You want to talk about a hit, one that has impact? Then look at Glass Animals' "Heat Waves." It was released over two years ago, it took 59 weeks to make it to number one, it spent 91 weeks in the Hot 100, longer than "Blinding Lights." And it's got 2,107,516,435 streams on Spotify. Now that's a hit. And what drove it? Social media, it took that long for the audience to embrace it, it was a phenomenon on TikTok. It has never received a Grammy nomination, but if the act was featured on the telecast kids would care, more than about almost anything above other than Harry Styles. That's the modern world, these Grammy nominations are the past.

And yes, I'm touting TikTok again and again, because that's where people live today, and it cuts across all demos, just like gaming. And who knows if TikTok is forever, but it's the big kahuna right now. Why can't the Grammys acknowledge it? Why can't the Grammys acknowledge the user-generated content that built up these numbers?

That's the world we live in.

Not in the calcified circle jerk of self-satisfied old men believing they lord it over the music world when in truth they lord it over themselves and not many more. Most people just don't care. And the Grammys, no, the record industry, have not given them a reason to.

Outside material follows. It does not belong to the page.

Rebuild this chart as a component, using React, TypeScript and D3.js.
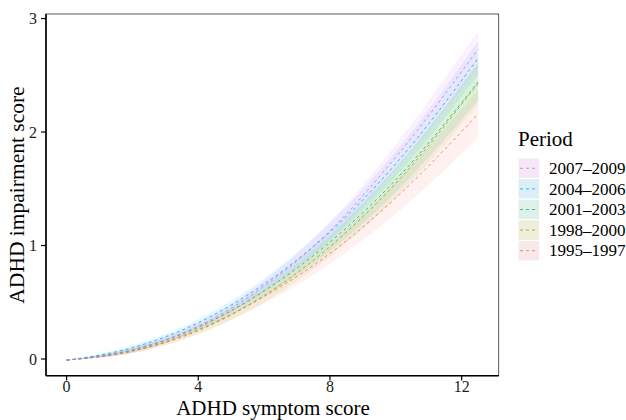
import React from 'react'
import * as d3 from 'd3'

// symptom score knots
const xKnots = [0, 2, 4, 6, 8, 10, 12.5]

// periods in factor order (legend shows them reversed)
const periods = ['1995–1997', '1998–2000', '2001–2003', '2004–2006', '2007–2009']
const colors = ['#F8766D', '#A3A500', '#00BF7D', '#00B0F6', '#E76BF3']

// fitted impairment per period
const fit1995 = [-0.01, 0.07, 0.26, 0.55, 0.93, 1.42, 2.16]
const fit1998 = [-0.01, 0.07, 0.25, 0.56, 0.99, 1.55, 2.43]
const fit2001 = [-0.01, 0.08, 0.28, 0.6, 1.03, 1.58, 2.44]
const fit2004 = [-0.01, 0.1, 0.32, 0.66, 1.12, 1.72, 2.65]
const fit2007 = [-0.01, 0.08, 0.29, 0.64, 1.13, 1.78, 2.73]

// half width of the confidence band
const band1995 = [0, 0.02, 0.035, 0.06, 0.09, 0.14, 0.21]
const band1998 = [0, 0.02, 0.035, 0.06, 0.09, 0.13, 0.19]
const band2001 = [0, 0.02, 0.03, 0.05, 0.08, 0.11, 0.16]
const band2004 = [0, 0.02, 0.03, 0.05, 0.08, 0.11, 0.15]
const band2007 = [0, 0.02, 0.03, 0.05, 0.08, 0.11, 0.16]

const fits = [fit1995, fit1998, fit2001, fit2004, fit2007]
const bands = [band1995, band1998, band2001, band2004, band2007]

const xTicks = [0, 4, 8, 12]
const yTicks = [0, 1, 2, 3]

const W = 626
const H = 420
const font = '"Liberation Serif", "Times New Roman", serif'

export default function App() {
  const x = d3.scaleLinear().domain([-0.625, 13.125]).range([46, 498.7])
  const y = d3.scaleLinear().domain([-0.147, 3.04]).range([375.7, 14])

  const series = periods.map((p, i) =>
    xKnots.map((k, j) => ({ x: k, y: fits[i][j], lo: fits[i][j] - bands[i][j], hi: fits[i][j] + bands[i][j] }))
  )

  const area = d3.area<any>()
    .x(d => x(d.x))
    .y0(d => y(d.lo))
    .y1(d => y(d.hi))
    .curve(d3.curveMonotoneX)
  const line = d3.line<any>()
    .x(d => x(d.x))
    .y(d => y(d.y))
    .curve(d3.curveMonotoneX)

  const legendOrder = periods.map((p, i) => i).reverse()

  return (
    <svg width={W} height={H} style={{ position: 'absolute', left: 0, top: 0, fontFamily: font }}>
      <rect width={W} height={H} fill="#fff" />
      {series.map((s, i) => (
        <path key={'a' + i} d={area(s)} fill={colors[i]} fillOpacity={0.1} />
      ))}
      {series.map((s, i) => (
        <path key={'l' + i} d={line(s)} fill="none" stroke={colors[i]} strokeWidth={1}
          strokeDasharray="3,3" strokeOpacity={0.85} />
      ))}

      {/* panel border */}
      <rect x={46} y={14} width={498.7 - 46} height={375.7 - 14} fill="none" stroke="#333" strokeWidth={0.8} />
      <line x1={46} x2={498.7} y1={375.7} y2={375.7} stroke="#000" strokeWidth={1.6} />
      <line x1={46} x2={46} y1={14} y2={375.7} stroke="#000" strokeWidth={1.6} />

      {xTicks.map(t => (
        <g key={'xt' + t}>
          <line x1={x(t)} x2={x(t)} y1={375.7} y2={380.5} stroke="#000" strokeWidth={1.2} />
          <text x={x(t)} y={392} textAnchor="middle" fontSize={16} fill="#222">{t}</text>
        </g>
      ))}
      {yTicks.map(t => (
        <g key={'yt' + t}>
          <line x1={41} x2={46} y1={y(t)} y2={y(t)} stroke="#000" strokeWidth={1.2} />
          <text x={37} y={y(t) + 5.5} textAnchor="end" fontSize={16} fill="#222">{t}</text>
        </g>
      ))}

      <text x={273} y={414.5} textAnchor="middle" fontSize={21} fill="#000">ADHD symptom score</text>
      <text transform={`translate(24,195) rotate(-90)`} textAnchor="middle" fontSize={21.5} fill="#000">
        ADHD impairment score
      </text>

      {/* legend */}
      <text x={518} y={145.5} fontSize={21} fill="#000">Period</text>
      {legendOrder.map((i, r) => {
        const top = 158 + r * 20.6
        return (
          <g key={'lg' + i}>
            <rect x={518} y={top} width={21.5} height={20.6} fill="#f6f6f6" stroke="#fff" strokeWidth={1} />
            <rect x={518.5} y={top + 0.5} width={20.5} height={19.6} fill={colors[i]} fillOpacity={0.1} />
            <line x1={520} x2={537.5} y1={top + 10.3} y2={top + 10.3} stroke={colors[i]} strokeWidth={1}
              strokeDasharray="3,3" strokeOpacity={0.85} />
            <text x={549} y={top + 16} fontSize={17} fill="#000">{periods[i]}</text>
          </g>
        )
      })}
    </svg>
  )
}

The major labels don't innovate, test the limits musically, they just sign and promote in distinct, already proven genres. It wasn't like this when music previously triumphed, whether it be in the classic rock or the MTV eras. Being different was a badge of honor, that's why we were interested. Me-too is not worth a second look, or a second listen.

I could give the Grammy organization some marketing tips, but why bother, they never embrace them, they know better, and to be honest I think it would be good if the Grammys put themselves out of business. Give Mark Zuckerberg credit, at least he knows his old domain is dying, i.e. Facebook and Instagram, and therefore he is trying to innovate. Zuckerberg has a shallow history of innovation, he usually purchases his way to success, and it looks like his virtual reality metaverse was either too soon or ill-conceived or both. Zuck is frightened, his company has taken a huge hit to its stock, even though Meta's social networks are cash cows. Is anybody at the Grammys frightened? The major labels keep congratulating themselves but if they were in tech young entrepreneurs would be busy disrupting them. As it is, all the innovation in music comes from outside.

In truth, I found the Grammy nominations funny, I don't really care. But most people are not only not watching the show, they don't even encounter the meaningless nominations. Come on, how do you reach the young, active music listener? They don't read traditional media, they may not even have a cable subscription. It takes thought, innovation to reach them, but the brain dead Grammy organization thinks it knows better. But it does not. It's laughable.